# Dataset extract:
----

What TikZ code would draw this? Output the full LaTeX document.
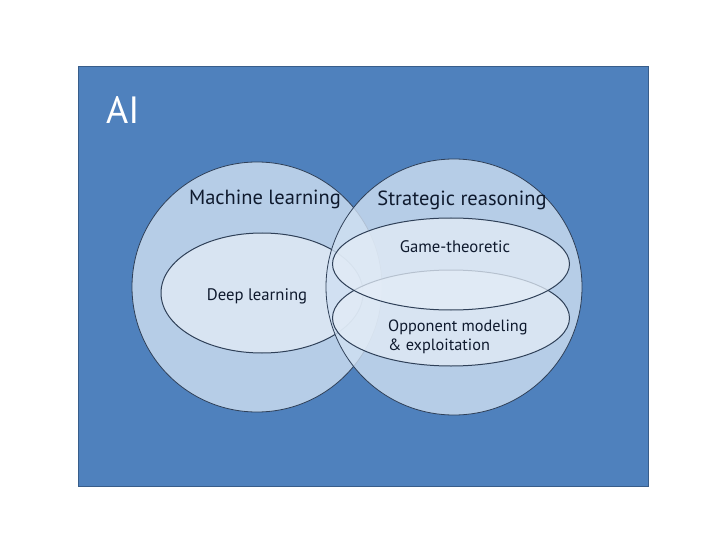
\documentclass[tikz,border=0pt]{standalone}
\usepackage{fontspec}
\setmainfont{PT Sans}
\usetikzlibrary{shapes.geometric}
\definecolor{aiblue}{HTML}{4F81BD}
\definecolor{aiborder}{HTML}{385D8A}
\definecolor{circfill}{HTML}{D0E0F2}
\definecolor{ellfill}{HTML}{E4EDF7}
\definecolor{txt}{HTML}{0F1A2E}
\definecolor{edge}{HTML}{2F4058}
\tikzset{
  x=1pt, y=-1pt,
  bigcirc/.style={circle, draw=edge, line width=0.8pt, fill=circfill, fill opacity=0.8, draw opacity=1, minimum size=#1, inner sep=0pt},
  subell/.style={ellipse, draw=edge, line width=1pt, fill=ellfill, fill opacity=0.75, inner sep=0pt},
  lbl/.style={text=txt, font=\fontsize{#1}{#1}\selectfont, inner sep=0pt, text opacity=1},
}
\begin{document}
\begin{tikzpicture}
\useasboundingbox (0,0) rectangle (720,540);
\fill[white] (0,0) rectangle (720,540);
\node[draw=aiborder, line width=0.8pt, fill=aiblue, minimum width=570pt, minimum height=420pt, inner sep=0pt, anchor=north west] (ai) at (78,66) {};
\node[text=white, font=\fontsize{38}{38}\selectfont, inner sep=0pt, anchor=west] (ailbl) at (106,110) {AI};
\node[bigcirc=250pt] (ml) at (257,287) {};
\node[subell, minimum width=202pt, minimum height=120pt] (dl) at (262,293) {};
\node[bigcirc=256pt] (sr) at (454,287) {};
\node[subell, minimum width=237pt, minimum height=96pt] (om) at (451,318) {};
\node[subell, minimum width=237pt, minimum height=92pt] (gt) at (451,264) {};
\node[lbl=20.5] (mllbl) at (265,199) {Machine learning};
\node[lbl=20.5] (srlbl) at (462,200) {Strategic reasoning};
\node[lbl=16.7] (dllbl) at (257,296) {Deep learning};
\node[lbl=16.7] (gtlbl) at (455,247) {Game-theoretic};
\node[lbl=16.3, align=left, anchor=west, font=\fontsize{16.3}{19.5}\selectfont] (omlbl) at (388,337) {Opponent modeling\\\& exploitation};
\end{tikzpicture}
\end{document}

----

# Description of the task:
Set the listing down in full and exactly. Pictures within it should not appear in the copy.

# Response to the task:
What TikZ code would draw this? Output the full LaTeX document.
\documentclass[tikz,border=0pt]{standalone}
\usepackage{fontspec}
\setmainfont{PT Sans}
\usetikzlibrary{shapes.geometric}
\definecolor{aiblue}{HTML}{4F81BD}
\definecolor{aiborder}{HTML}{385D8A}
\definecolor{circfill}{HTML}{D0E0F2}
\definecolor{ellfill}{HTML}{E4EDF7}
\definecolor{txt}{HTML}{0F1A2E}
\definecolor{edge}{HTML}{2F4058}
\tikzset{
  x=1pt, y=-1pt,
  bigcirc/.style={circle, draw=edge, line width=0.8pt, fill=circfill, fill opacity=0.8, draw opacity=1, minimum size=#1, inner sep=0pt},
  subell/.style={ellipse, draw=edge, line width=1pt, fill=ellfill, fill opacity=0.75, inner sep=0pt},
  lbl/.style={text=txt, font=\fontsize{#1}{#1}\selectfont, inner sep=0pt, text opacity=1},
}
\begin{document}
\begin{tikzpicture}
\useasboundingbox (0,0) rectangle (720,540);
\fill[white] (0,0) rectangle (720,540);
\node[draw=aiborder, line width=0.8pt, fill=aiblue, minimum width=570pt, minimum height=420pt, inner sep=0pt, anchor=north west] (ai) at (78,66) {};
\node[text=white, font=\fontsize{38}{38}\selectfont, inner sep=0pt, anchor=west] (ailbl) at (106,110) {AI};
\node[bigcirc=250pt] (ml) at (257,287) {};
\node[subell, minimum width=202pt, minimum height=120pt] (dl) at (262,293) {};
\node[bigcirc=256pt] (sr) at (454,287) {};
\node[subell, minimum width=237pt, minimum height=96pt] (om) at (451,318) {};
\node[subell, minimum width=237pt, minimum height=92pt] (gt) at (451,264) {};
\node[lbl=20.5] (mllbl) at (265,199) {Machine learning};
\node[lbl=20.5] (srlbl) at (462,200) {Strategic reasoning};
\node[lbl=16.7] (dllbl) at (257,296) {Deep learning};
\node[lbl=16.7] (gtlbl) at (455,247) {Game-theoretic};
\node[lbl=16.3, align=left, anchor=west, font=\fontsize{16.3}{19.5}\selectfont] (omlbl) at (388,337) {Opponent modeling\\\& exploitation};
\end{tikzpicture}
\end{document}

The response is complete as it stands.